» **What needs to be done**: Will you output all of the data below exactly, omitting the images?

■ ■ ■ ■

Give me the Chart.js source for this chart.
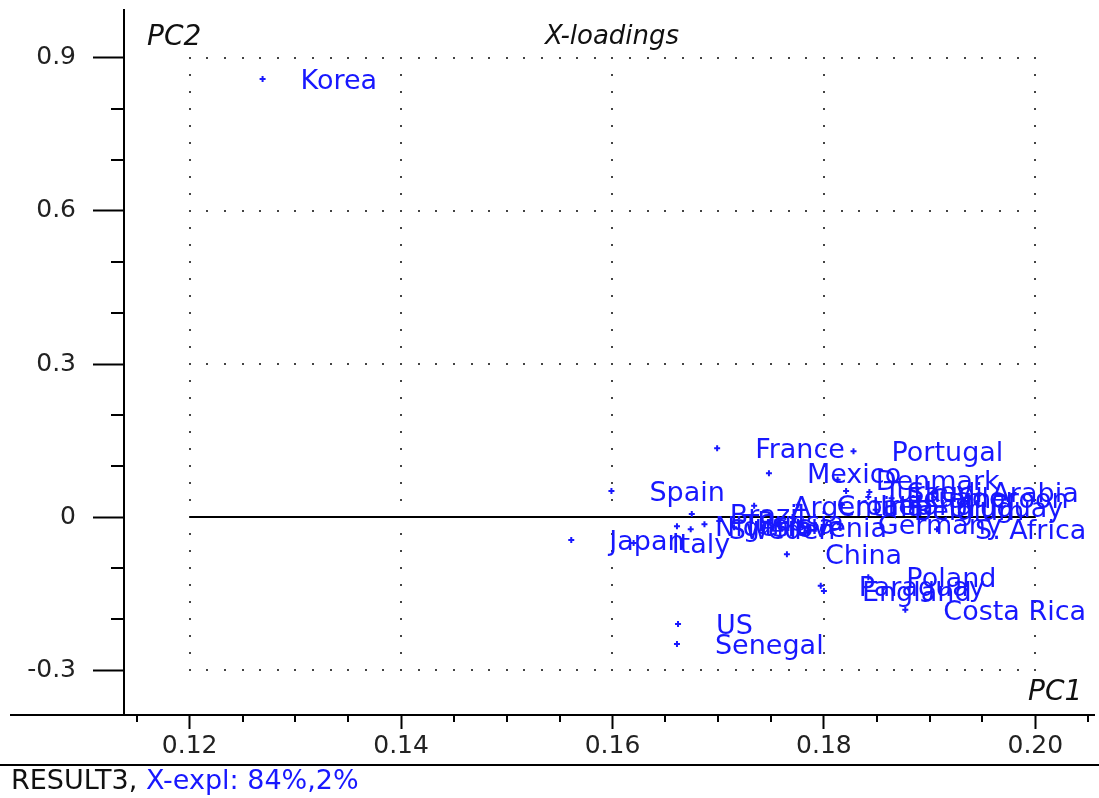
<!DOCTYPE html>
<html><head><meta charset="utf-8">
<script src="https://cdn.jsdelivr.net/npm/chart.js@4"></script>
<style>html,body{margin:0;padding:0;background:#fff;overflow:hidden}canvas{display:block}</style>
</head><body>
<canvas id="c" width="1099" height="798"></canvas>
<script>
const countries = ['Korea','France','Portugal','Mexico','Spain','Japan','Italy','Brazil','Nigeria','Sweden','US','Senegal','China','Paraguay','England','Poland','Costa Rica','Argentina','Slovenia','Germany','S. Africa','Denmark','Saudi Arabia','Turkey','Ecuador','Cameroon','Uruguay','Belgium','Ireland','Croatia','Tunisia','Russia'];
const pc1 = [0.1269,0.1699,0.1828,0.1748,0.1599,0.1561,0.1620,0.1675,0.1661,0.1674,0.1662,0.1661,0.1765,0.1797,0.1800,0.1842,0.1877,0.1734,0.1715,0.1815,0.1907,0.1813,0.1843,0.1821,0.1842,0.1864,0.1882,0.1849,0.1817,0.1776,0.1687,0.1701];
const pc2 = [0.859,0.135,0.129,0.086,0.051,-0.045,-0.051,0.006,-0.018,-0.024,-0.210,-0.249,-0.073,-0.135,-0.145,-0.118,-0.182,0.022,-0.020,-0.014,-0.024,0.073,0.049,0.051,0.039,0.037,0.020,0.014,0.024,0.024,-0.014,-0.008];
const xTicks = [0.12,0.14,0.16,0.18,0.20];
const yTicks = [-0.3,0,0.3,0.6,0.9];
const xMinor = [0.115,0.125,0.13,0.135,0.145,0.15,0.155,0.165,0.17,0.175,0.185,0.19,0.195,0.205];
const yMinor = [-0.2,-0.1,0.1,0.2,0.4,0.5,0.7,0.8];
const xRange = [0.11379,0.20555];
const yRange = [-0.3882,0.9941];
const titleText = 'X-loadings';
const footerA = 'RESULT3, ';
const footerB = 'X-expl: 84%,2%';

const BLUE = 'rgb(24,24,255)';
const FONT = '"DejaVu Sans", sans-serif';

const decor = {
  id:'decor',
  beforeDatasetsDraw(chart){
    const ctx = chart.ctx, xs = chart.scales.x, ys = chart.scales.y;
    ctx.save();
    ctx.fillStyle = '#444';
    const x0 = xs.getPixelForValue(xTicks[0]), x1 = xs.getPixelForValue(xTicks[xTicks.length-1]);
    xTicks.forEach(v=>{
      const px = Math.round(xs.getPixelForValue(v));
      for(let k=0;k<=36;k++){
        const py = Math.round(ys.getPixelForValue(-0.3 + k*0.1/3));
        ctx.fillRect(px-1,py-1,2,2);
      }
    });
    yTicks.forEach(v=>{
      if(v===0) return;
      const py = Math.round(ys.getPixelForValue(v));
      for(let k=0;k<=48;k++){
        const px = Math.round(xs.getPixelForValue(0.12 + k*0.02/12));
        ctx.fillRect(px-1,py-1,2,2);
      }
    });
    ctx.strokeStyle = '#000'; ctx.lineWidth = 2;
    const pz = Math.round(ys.getPixelForValue(0));
    ctx.beginPath(); ctx.moveTo(x0,pz); ctx.lineTo(x1,pz); ctx.stroke();
    ctx.restore();
  },
  afterDatasetsDraw(chart){
    const ctx = chart.ctx;
    const meta = chart.getDatasetMeta(0);
    ctx.save();
    ctx.font = '27px ' + FONT;
    ctx.fillStyle = BLUE;
    ctx.textBaseline = 'alphabetic';
    ctx.textAlign = 'left';
    meta.data.forEach((el,i)=>{
      ctx.fillText(countries[i], el.x + 38, el.y + 10);
    });
    ctx.restore();
  },
  afterDraw(chart){
    const ctx = chart.ctx, xs = chart.scales.x, ys = chart.scales.y, ca = chart.chartArea;
    ctx.save();
    ctx.strokeStyle = '#000'; ctx.lineWidth = 2;
    ctx.beginPath();
    xMinor.forEach(v=>{ const px = Math.round(xs.getPixelForValue(v)); ctx.moveTo(px,ca.bottom); ctx.lineTo(px,ca.bottom+7); });
    yMinor.forEach(v=>{ const py = Math.round(ys.getPixelForValue(v)); ctx.moveTo(ca.left-13,py); ctx.lineTo(ca.left,py); });
    ctx.moveTo(10,ca.bottom); ctx.lineTo(ca.left,ca.bottom);
    ctx.moveTo(0,765); ctx.lineTo(chart.width,765);
    ctx.stroke();
    ctx.fillStyle = '#111';
    ctx.font = 'italic 26px ' + FONT;
    ctx.textBaseline = 'alphabetic';
    ctx.textAlign = 'left';
    ctx.fillText(titleText, 545, 44);
    ctx.font = 'italic 28px ' + FONT;
    ctx.fillText('PC2', 147, 45);
    ctx.fillText('PC1', 1028, 700);
    ctx.font = '27px ' + FONT;
    ctx.fillStyle = '#111';
    ctx.fillText(footerA, 11, 789);
    const w = ctx.measureText(footerA).width;
    ctx.fillStyle = BLUE;
    ctx.fillText(footerB, 11 + w, 789);
    ctx.restore();
  }
};

new Chart(document.getElementById('c').getContext('2d'), {
  type:'scatter',
  data:{datasets:[{
    data: countries.map((c,i)=>({x:pc1[i], y:pc2[i]})),
    pointStyle:'cross', radius:3, hoverRadius:3,
    borderColor:BLUE, backgroundColor:BLUE, borderWidth:2
  }]},
  options:{
    responsive:false, animation:false, devicePixelRatio:1,
    events:[],
    layout:{padding:{top:10,right:0,left:0,bottom:0}},
    plugins:{legend:{display:false}, tooltip:{enabled:false}, title:{display:false}},
    scales:{
      x:{
        type:'linear', position:'bottom', min:xRange[0], max:xRange[1],
        afterBuildTicks:s=>{ s.ticks = xTicks.map(v=>({value:v})); },
        afterFit:s=>{ s.height = 83; s.paddingLeft=0; s.paddingRight=0; s.paddingTop=0; s.paddingBottom=0; },
        grid:{drawOnChartArea:false, drawTicks:true, tickLength:14, color:'#000', tickWidth:2},
        border:{display:true, color:'#000', width:2},
        ticks:{padding:2, color:'#222', font:{family:'DejaVu Sans', size:25}, maxRotation:0, autoSkip:false,
          callback:v=>Number(v).toFixed(2)}
      },
      y:{
        type:'linear', position:'left', min:yRange[0], max:yRange[1],
        afterBuildTicks:s=>{ s.ticks = yTicks.map(v=>({value:v})); },
        afterFit:s=>{ s.width = 124; s.paddingLeft=0; s.paddingRight=0; s.paddingTop=0; s.paddingBottom=0; },
        grid:{drawOnChartArea:false, drawTicks:true, tickLength:31, color:'#000', tickWidth:2},
        border:{display:true, color:'#000', width:2},
        ticks:{padding:17, color:'#222', font:{family:'DejaVu Sans', size:25}, autoSkip:false,
          callback:v=> Number(v)===0 ? '0' : Number(v).toFixed(1)}
      }
    }
  },
  plugins:[decor]
});
</script>
</body></html>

■ ■ ■ ■

» **Task solution**:
Give me the Chart.js source for this chart.
<!DOCTYPE html>
<html><head><meta charset="utf-8">
<script src="https://cdn.jsdelivr.net/npm/chart.js@4"></script>
<style>html,body{margin:0;padding:0;background:#fff;overflow:hidden}canvas{display:block}</style>
</head><body>
<canvas id="c" width="1099" height="798"></canvas>
<script>
const countries = ['Korea','France','Portugal','Mexico','Spain','Japan','Italy','Brazil','Nigeria','Sweden','US','Senegal','China','Paraguay','England','Poland','Costa Rica','Argentina','Slovenia','Germany','S. Africa','Denmark','Saudi Arabia','Turkey','Ecuador','Cameroon','Uruguay','Belgium','Ireland','Croatia','Tunisia','Russia'];
const pc1 = [0.1269,0.1699,0.1828,0.1748,0.1599,0.1561,0.1620,0.1675,0.1661,0.1674,0.1662,0.1661,0.1765,0.1797,0.1800,0.1842,0.1877,0.1734,0.1715,0.1815,0.1907,0.1813,0.1843,0.1821,0.1842,0.1864,0.1882,0.1849,0.1817,0.1776,0.1687,0.1701];
const pc2 = [0.859,0.135,0.129,0.086,0.051,-0.045,-0.051,0.006,-0.018,-0.024,-0.210,-0.249,-0.073,-0.135,-0.145,-0.118,-0.182,0.022,-0.020,-0.014,-0.024,0.073,0.049,0.051,0.039,0.037,0.020,0.014,0.024,0.024,-0.014,-0.008];
const xTicks = [0.12,0.14,0.16,0.18,0.20];
const yTicks = [-0.3,0,0.3,0.6,0.9];
const xMinor = [0.115,0.125,0.13,0.135,0.145,0.15,0.155,0.165,0.17,0.175,0.185,0.19,0.195,0.205];
const yMinor = [-0.2,-0.1,0.1,0.2,0.4,0.5,0.7,0.8];
const xRange = [0.11379,0.20555];
const yRange = [-0.3882,0.9941];
const titleText = 'X-loadings';
const footerA = 'RESULT3, ';
const footerB = 'X-expl: 84%,2%';

const BLUE = 'rgb(24,24,255)';
const FONT = '"DejaVu Sans", sans-serif';

const decor = {
  id:'decor',
  beforeDatasetsDraw(chart){
    const ctx = chart.ctx, xs = chart.scales.x, ys = chart.scales.y;
    ctx.save();
    ctx.fillStyle = '#444';
    const x0 = xs.getPixelForValue(xTicks[0]), x1 = xs.getPixelForValue(xTicks[xTicks.length-1]);
    xTicks.forEach(v=>{
      const px = Math.round(xs.getPixelForValue(v));
      for(let k=0;k<=36;k++){
        const py = Math.round(ys.getPixelForValue(-0.3 + k*0.1/3));
        ctx.fillRect(px-1,py-1,2,2);
      }
    });
    yTicks.forEach(v=>{
      if(v===0) return;
      const py = Math.round(ys.getPixelForValue(v));
      for(let k=0;k<=48;k++){
        const px = Math.round(xs.getPixelForValue(0.12 + k*0.02/12));
        ctx.fillRect(px-1,py-1,2,2);
      }
    });
    ctx.strokeStyle = '#000'; ctx.lineWidth = 2;
    const pz = Math.round(ys.getPixelForValue(0));
    ctx.beginPath(); ctx.moveTo(x0,pz); ctx.lineTo(x1,pz); ctx.stroke();
    ctx.restore();
  },
  afterDatasetsDraw(chart){
    const ctx = chart.ctx;
    const meta = chart.getDatasetMeta(0);
    ctx.save();
    ctx.font = '27px ' + FONT;
    ctx.fillStyle = BLUE;
    ctx.textBaseline = 'alphabetic';
    ctx.textAlign = 'left';
    meta.data.forEach((el,i)=>{
      ctx.fillText(countries[i], el.x + 38, el.y + 10);
    });
    ctx.restore();
  },
  afterDraw(chart){
    const ctx = chart.ctx, xs = chart.scales.x, ys = chart.scales.y, ca = chart.chartArea;
    ctx.save();
    ctx.strokeStyle = '#000'; ctx.lineWidth = 2;
    ctx.beginPath();
    xMinor.forEach(v=>{ const px = Math.round(xs.getPixelForValue(v)); ctx.moveTo(px,ca.bottom); ctx.lineTo(px,ca.bottom+7); });
    yMinor.forEach(v=>{ const py = Math.round(ys.getPixelForValue(v)); ctx.moveTo(ca.left-13,py); ctx.lineTo(ca.left,py); });
    ctx.moveTo(10,ca.bottom); ctx.lineTo(ca.left,ca.bottom);
    ctx.moveTo(0,765); ctx.lineTo(chart.width,765);
    ctx.stroke();
    ctx.fillStyle = '#111';
    ctx.font = 'italic 26px ' + FONT;
    ctx.textBaseline = 'alphabetic';
    ctx.textAlign = 'left';
    ctx.fillText(titleText, 545, 44);
    ctx.font = 'italic 28px ' + FONT;
    ctx.fillText('PC2', 147, 45);
    ctx.fillText('PC1', 1028, 700);
    ctx.font = '27px ' + FONT;
    ctx.fillStyle = '#111';
    ctx.fillText(footerA, 11, 789);
    const w = ctx.measureText(footerA).width;
    ctx.fillStyle = BLUE;
    ctx.fillText(footerB, 11 + w, 789);
    ctx.restore();
  }
};

new Chart(document.getElementById('c').getContext('2d'), {
  type:'scatter',
  data:{datasets:[{
    data: countries.map((c,i)=>({x:pc1[i], y:pc2[i]})),
    pointStyle:'cross', radius:3, hoverRadius:3,
    borderColor:BLUE, backgroundColor:BLUE, borderWidth:2
  }]},
  options:{
    responsive:false, animation:false, devicePixelRatio:1,
    events:[],
    layout:{padding:{top:10,right:0,left:0,bottom:0}},
    plugins:{legend:{display:false}, tooltip:{enabled:false}, title:{display:false}},
    scales:{
      x:{
        type:'linear', position:'bottom', min:xRange[0], max:xRange[1],
        afterBuildTicks:s=>{ s.ticks = xTicks.map(v=>({value:v})); },
        afterFit:s=>{ s.height = 83; s.paddingLeft=0; s.paddingRight=0; s.paddingTop=0; s.paddingBottom=0; },
        grid:{drawOnChartArea:false, drawTicks:true, tickLength:14, color:'#000', tickWidth:2},
        border:{display:true, color:'#000', width:2},
        ticks:{padding:2, color:'#222', font:{family:'DejaVu Sans', size:25}, maxRotation:0, autoSkip:false,
          callback:v=>Number(v).toFixed(2)}
      },
      y:{
        type:'linear', position:'left', min:yRange[0], max:yRange[1],
        afterBuildTicks:s=>{ s.ticks = yTicks.map(v=>({value:v})); },
        afterFit:s=>{ s.width = 124; s.paddingLeft=0; s.paddingRight=0; s.paddingTop=0; s.paddingBottom=0; },
        grid:{drawOnChartArea:false, drawTicks:true, tickLength:31, color:'#000', tickWidth:2},
        border:{display:true, color:'#000', width:2},
        ticks:{padding:17, color:'#222', font:{family:'DejaVu Sans', size:25}, autoSkip:false,
          callback:v=> Number(v)===0 ? '0' : Number(v).toFixed(1)}
      }
    }
  },
  plugins:[decor]
});
</script>
</body></html>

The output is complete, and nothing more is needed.